Sorghum FOB New Orleans was offered at US$205.30 for March transfer late last week. Destined to China this would cost roughly US$44 per tonne in a Panamax vessel (57kt). So the back of the envelope calculation would land US sorghum in China at about US$249. The ocean rate from Australia to China is roughly US$21, so that makes US sorghum equivalent to roughly US$US$228 FOB Aussie port. Deducting port cost estimates would give you a number of roughly AUD$260 NTP Newcastle equivalent. That’s about $33 under current cash values, so the domestic market in Australia is definitely demanding all the sorghum being produced.

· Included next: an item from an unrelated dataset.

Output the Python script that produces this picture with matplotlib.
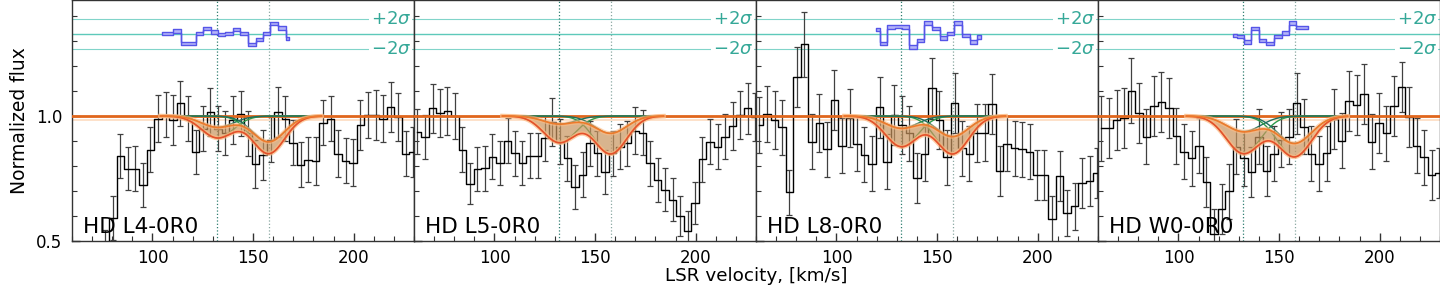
import numpy as np
import matplotlib
matplotlib.use('Agg')
import matplotlib.pyplot as plt
from matplotlib.ticker import MultipleLocator
import matplotlib.transforms as mtransforms

# ---------------- data ----------------
velocity = [61.7, 65.4, 69.2, 72.9, 76.6, 80.4, 84.1, 87.8, 91.5, 95.3,
            99.0, 102.7, 106.5, 110.2, 113.9, 117.7, 121.4, 125.1, 128.8, 132.6,
            136.3, 140.0, 143.8, 147.5, 151.2, 155.0, 158.7, 162.4, 166.1, 169.9,
            173.6, 177.3, 181.1, 184.8, 188.5, 192.3, 196.0, 199.7, 203.4, 207.2,
            210.9, 214.6, 218.4, 222.1, 225.8, 229.6]

panel_labels = ['HD L4-0R0', 'HD L5-0R0', 'HD L8-0R0', 'HD W0-0R0']

flux_L4 = [0.36, 0.30, 0.33, 0.40, 0.46, 0.593, 0.842, 0.79, 0.79, 0.725,
           0.865, 0.99, 1.005, 0.984, 1.05, 0.99, 0.858, 0.95, 1.017, 0.95,
           0.931, 0.984, 1.01, 0.931, 0.808, 0.845, 0.905, 1.017, 0.99, 0.894,
           0.805, 0.825, 0.82, 0.973, 0.99, 0.85, 0.822, 0.814, 0.964, 1.004,
           1.004, 0.99, 1.037, 0.997, 0.85, 0.858]
err_L4 = [0.09, 0.09, 0.09, 0.09, 0.085, 0.086, 0.088, 0.085, 0.09, 0.088,
          0.09, 0.095, 0.09, 0.1, 0.089, 0.09, 0.088, 0.09, 0.095, 0.09,
          0.088, 0.095, 0.09, 0.09, 0.095, 0.1, 0.09, 0.1, 0.09, 0.09,
          0.09, 0.09, 0.095, 0.09, 0.09, 0.095, 0.09, 0.095, 0.1, 0.09,
          0.1, 0.095, 0.1, 0.095, 0.09, 0.1]

flux_L5 = [0.938, 0.918, 1.03, 1.013, 1.021, 1.0, 0.865, 0.73, 0.788, 0.792,
           0.838, 0.812, 0.902, 0.851, 0.812, 0.841, 0.841, 0.911, 0.977, 0.898,
           0.832, 0.716, 0.765, 0.891, 0.851, 0.778, 0.851, 0.878, 0.891, 0.942,
           0.934, 0.812, 0.745, 0.706, 0.666, 0.60, 0.54, 0.653, 0.827, 0.898,
           0.878, 0.918, 0.96, 1.004, 1.03, 0.997]
err_L5 = [0.09, 0.088, 0.096, 0.095, 0.095, 0.09, 0.09, 0.082, 0.088, 0.09,
          0.09, 0.088, 0.09, 0.09, 0.088, 0.09, 0.09, 0.09, 0.095, 0.09,
          0.09, 0.088, 0.09, 0.09, 0.09, 0.088, 0.09, 0.09, 0.09, 0.095,
          0.09, 0.09, 0.088, 0.085, 0.085, 0.08, 0.08, 0.085, 0.09, 0.09,
          0.09, 0.09, 0.095, 0.095, 0.1, 0.095]

flux_L8 = [0.964, 1.008, 0.984, 0.955, 0.695, 1.154, 1.286, 0.898, 0.973, 0.867,
           1.064, 0.881, 0.991, 0.889, 0.845, 0.809, 1.034, 0.818, 1.004, 0.964,
           0.931, 0.752, 0.849, 1.11, 0.984, 0.836, 1.053, 0.871, 0.849, 0.931,
           0.934, 1.048, 0.782, 0.889, 0.871, 0.867, 0.858, 0.765, 0.765, 0.589,
           0.759, 0.613, 0.639, 0.732, 0.739, 0.772]
err_L8 = [0.11, 0.11, 0.115, 0.11, 0.09, 0.12, 0.13, 0.11, 0.115, 0.11,
          0.12, 0.11, 0.115, 0.11, 0.11, 0.11, 0.12, 0.11, 0.12, 0.115,
          0.11, 0.1, 0.11, 0.12, 0.115, 0.11, 0.12, 0.11, 0.11, 0.115,
          0.115, 0.12, 0.1, 0.11, 0.11, 0.11, 0.11, 0.1, 0.1, 0.09,
          0.1, 0.09, 0.095, 0.1, 0.1, 0.1]

flux_W0 = [0.951, 0.951, 0.984, 0.991, 1.101, 1.013, 0.918, 1.04, 1.057, 1.031,
           0.92, 0.858, 0.832, 0.881, 0.735, 0.53, 0.63, 0.70, 0.878, 0.832,
           0.778, 0.918, 0.782, 0.849, 0.905, 0.918, 1.05, 0.958, 0.849, 0.809,
           0.851, 0.987, 0.902, 1.061, 1.044, 1.088, 0.898, 0.973, 0.931, 1.04,
           1.117, 0.997, 0.881, 0.836, 0.765, 0.772]
err_W0 = [0.13, 0.12, 0.12, 0.12, 0.13, 0.12, 0.11, 0.12, 0.12, 0.12,
          0.11, 0.11, 0.11, 0.11, 0.1, 0.1, 0.1, 0.11, 0.11, 0.11,
          0.1, 0.11, 0.1, 0.11, 0.11, 0.11, 0.12, 0.11, 0.11, 0.11,
          0.11, 0.12, 0.11, 0.12, 0.12, 0.12, 0.11, 0.12, 0.11, 0.12,
          0.1, 0.12, 0.11, 0.11, 0.1, 0.1]

all_flux = [flux_L4, flux_L5, flux_L8, flux_W0]
all_err = [err_L4, err_L5, err_L8, err_W0]

# fitted absorption components (centre velocities, width, depths lower/upper)
comp_velocity = [132.3, 157.7]
comp_width = [8.0, 8.0, 8.0, 8.5]
depth1_lo = [0.087, 0.106, 0.122, 0.149]
depth1_hi = [0.045, 0.032, 0.049, 0.062]
depth2_lo = [0.150, 0.151, 0.151, 0.162]
depth2_hi = [0.103, 0.069, 0.082, 0.109]
model_range = [104.0, 184.0]

# residuals (offset to the top band)
res_vel_L4 = [104.6, 108.3, 112.1, 115.8, 119.5, 123.3, 127.0, 130.7, 134.4, 138.2,
              141.9, 145.6, 149.4, 153.1, 156.8, 160.5, 164.3, 168.0]
res_L4 = [1.329, 1.329, 1.34, 1.29, 1.29, 1.329, 1.349, 1.336, 1.325, 1.329,
          1.346, 1.329, 1.285, 1.305, 1.329, 1.369, 1.351, 1.309]
res_vel_L8 = [119.5, 123.3, 127.0, 130.7, 134.4, 138.2, 141.9, 145.6, 149.4, 153.1,
              156.8, 160.5, 164.3, 168.0, 171.7]
res_L8 = [1.345, 1.289, 1.355, 1.358, 1.355, 1.276, 1.302, 1.371, 1.349, 1.312,
          1.329, 1.371, 1.322, 1.296, 1.316]
res_vel_W0 = [127.0, 130.7, 134.4, 138.2, 141.9, 145.6, 149.4, 153.1, 156.8, 160.5, 164.3]
res_W0 = [1.322, 1.318, 1.296, 1.349, 1.302, 1.289, 1.318, 1.332, 1.371, 1.353, 1.353]
all_res = [(res_vel_L4, res_L4), None, (res_vel_L8, res_L8), (res_vel_W0, res_W0)]
res_halfwidth = 0.007

res_centre = 1.327
res_2sigma = 0.0615

# ---------------- figure ----------------
fig, axes = plt.subplots(1, 4, figsize=(14.4, 2.88), dpi=100, sharey=True)
fig.subplots_adjust(left=0.05, right=1.0, bottom=1 - 241.3 / 288, top=1.0, wspace=0)

C_ORANGE = '#e0661c'
C_BAND = '#c8955f'
C_TEAL = '#4cc3b3'

vgrid = np.linspace(model_range[0], model_range[1], 500)

def comp(v, v0, s, d):
    return 1 - d * np.exp(-0.5 * ((v - v0) / s) ** 2)

for i, ax in enumerate(axes):
    v = np.array(velocity)
    f = np.array(all_flux[i])
    e = np.array(all_err[i])

    # residual band lines
    for yy, lw, a in [(res_centre, 1.0, 0.9), (res_centre + res_2sigma, 0.8, 0.7),
                      (res_centre - res_2sigma, 0.8, 0.7)]:
        ax.axhline(yy, color=C_TEAL, lw=lw, alpha=a, zorder=1)
    tr = mtransforms.blended_transform_factory(ax.transAxes, ax.transData)
    ax.text(0.991, res_centre + res_2sigma, r'$+2\sigma$', transform=tr, ha='right',
            va='center', color='#35a898', fontsize=13,
            bbox=dict(fc='white', ec='none', pad=1.0), zorder=2)
    ax.text(0.991, res_centre - res_2sigma, r'$-2\sigma$', transform=tr, ha='right',
            va='center', color='#35a898', fontsize=13,
            bbox=dict(fc='white', ec='none', pad=1.0), zorder=2)

    # component velocity markers
    ax.axvline(comp_velocity[0], color='#2f7f70', lw=0.9, ls=':', zorder=1)
    ax.axvline(comp_velocity[1], color='#8aa8a2', lw=0.9, ls=':', zorder=1)

    # data
    ax.errorbar(v, f, yerr=e, fmt='none', ecolor='#404040', elinewidth=0.9,
                capsize=2, capthick=0.9, zorder=3)
    ax.step(v, f, where='mid', color='black', lw=1.0, zorder=3)

    # continuum
    ax.axhline(0.984, color='#fddcc0', lw=1.2, zorder=2)
    ax.axhline(1.0, color=C_ORANGE, lw=2.0, zorder=4)

    s = comp_width[i]
    c1lo = comp(vgrid, comp_velocity[0], s, depth1_lo[i])
    c1hi = comp(vgrid, comp_velocity[0], s, depth1_hi[i])
    c2lo = comp(vgrid, comp_velocity[1], s, depth2_lo[i])
    c2hi = comp(vgrid, comp_velocity[1], s, depth2_hi[i])
    tot_lo = c1lo * c2lo
    tot_hi = c1hi * c2hi

    # individual components
    ax.plot(vgrid, c1lo, color='#2e9a4a', lw=1.0, zorder=5)
    ax.plot(vgrid, c1hi, color='#1f6f5c', lw=1.0, zorder=5)
    ax.plot(vgrid, c2lo, color='#2e9a4a', lw=1.0, zorder=5)
    ax.plot(vgrid, c2hi, color='#1f6f5c', lw=1.0, zorder=5)

    # model band
    ax.fill_between(vgrid, tot_lo, tot_hi, color=C_BAND, alpha=0.7, lw=0, zorder=6)
    ax.plot(vgrid, tot_lo, color='#fdbb84', lw=3.2, alpha=0.7, zorder=6)
    ax.plot(vgrid, tot_hi, color='#fdbb84', lw=3.2, alpha=0.6, zorder=6)
    ax.plot(vgrid, tot_lo, color='#e6502a', lw=1.2, zorder=7)
    ax.plot(vgrid, tot_hi, color='#ee7a2a', lw=1.2, zorder=7)

    # residuals
    if all_res[i] is not None:
        rv, rr = all_res[i]
        rr = np.array(rr)
        ax.fill_between(rv, rr - res_halfwidth, rr + res_halfwidth, step='mid',
                        facecolor='#b4b4f8', edgecolor='#5555e8', lw=1.0, zorder=5)

    ax.text(0.032, 0.035, panel_labels[i], transform=ax.transAxes, fontsize=15.5,
            ha='left', va='baseline', color='black', zorder=10)

    ax.set_xlim(60, 230)
    ax.set_ylim(0.5, 1.463)
    ax.set_xticks([100, 150, 200])
    ax.xaxis.set_minor_locator(MultipleLocator(10))
    ax.set_yticks([0.5, 1.0])
    ax.set_yticklabels(['0.5', '1.0'])
    ax.yaxis.set_minor_locator(MultipleLocator(0.1))
    ax.tick_params(which='both', direction='in', top=False, right=False,
                   labelsize=12, color='#333333')
    ax.tick_params(axis='x', pad=5.5)
    ax.tick_params(axis='y', pad=7)
    ax.tick_params(which='major', length=6, width=1)
    ax.tick_params(which='minor', length=3.5, width=0.8)
    for sp in ax.spines.values():
        sp.set_color('#333333')
        sp.set_linewidth(1.0)
    if i > 0:
        ax.tick_params(labelleft=False)

fig.text(20 / 1440, 1 - 120.5 / 288, 'Normalized flux', rotation=90, ha='center',
         va='center', fontsize=13.5)
fig.text(756 / 1440, 1 - 267 / 288, 'LSR velocity, [km/s]', ha='center', va='top',
         fontsize=13.2)

fig.savefig('out.png', dpi=100)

Wheat and corn futures in the US were weaker in overnight trade. Poor demand and thoughts the US dollar may stage a short term recovery weighed over wheat prices. Rainfall across Nebraska and the central and eastern states of the US plains also put a little pressure on values. Dry weather is persisting across much of the Texas pan handle and SE and SC Kansas though.
ICE canola futures closed a little higher on the back of a better night for soybeans in the US. Paris rapeseed was not so lucky and pushed lower on the nearby by E0.50 / tonne. The dry weather in Argentina is probably the main driver in US bean values at present if you were to take export volume out of the equation. Concern over the ongoing drought across southern Alberta and the southern half of Saskatchewan is growing and will be worth watching come their spring. Growers are holding stock as a hedge to drought there.